Male black-winged damselflies, with their four black wings and iridescent-green bodies, are beautiful when fluttering in beams of sunlight over clear streams flowing under shade-casting trees. Males fight over streamside territories and mate with the plainer females. Pairs of these flying-insect eating damselflies spawn eggs in quite, shallow water, where their prey consume tiny invertebrates.
At dusk, during July, male fireflies climb plant stems and take slow flight to shrubbery and trees, flashing cold light from their abdomens as they go. Soon the bushes and trees are full of fireflies flashing their lights in the dark, as if in a fairy land. Those multitudes of charming flashes invite female fireflies to spawn in soil, where the larvae are predatory on tiny invertebrates.
Three kinds of common, aquatic insects, including whirligig beetles, water striders and water boatmen, are intriguing to me. Little groups of whirligigs swirl among each other, without collision, in the surfaces of ponds and puddles. Their horizontal bodies are half in the water and half above it, which allows them to see above and below the water surface for small food items.

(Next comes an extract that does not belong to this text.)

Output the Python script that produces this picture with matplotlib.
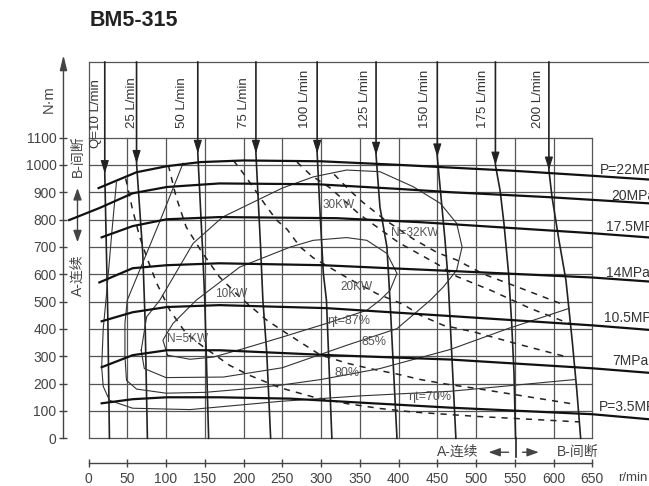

Water striders ski on the water's surface, without breaking through, while they watch for invertebrates that fall onto the water from shore. Their middle and hind pairs of feet are so long that, like skis, they distribute their one inch body weight widely. Their long middle legs are like ski poles, pushing these insects over the water surface.
The middle pair of legs on water boatmen are long like oars, flattened and fringed to easily push these interesting insects through the water after tiny food items.
Years ago, I heard what sounded like one or two frogs in some local meadows during September. I learned, however, those chirping sounds were being emitted by mole crickets in their shallow, underground burrows in damp soil where they consume the roots of plants.
Mole crickets are well shaped for life underground. They have shovel-like front feet for digging and their small hind legs are not built for leaping, but are used to help push through the soil.
The light-green, winged snowy tree crickets live on shrubbery and chirp through August and September nights. The higher the temperature of the night, the faster they chirp. If one counts the number of chirps in fifteen seconds and adds 40, one can know the outdoor temperature.
Multitudes of male true katydids in woodland treetops use their wings to rasp out "Katy-did, Katy-did"incessantly through August and September evenings and nights. That calling brings these leaf-eating grasshopper relatives together for spawning the next generation of true Katydids.
Some sunny October afternoons, bristly, black and orange wooly bear caterpillars of the Isabella moth are interesting to see crossing country roads in their quest to find a shelter for the coming winter. However, I don't think these pretty caterpillars can predict the severity of the coming winter.
These are some of my favorite insects in Lancaster County. They help make my time spent outdoors more intriguing, inspiring and enjoyable. And these insects can do that for readers, too.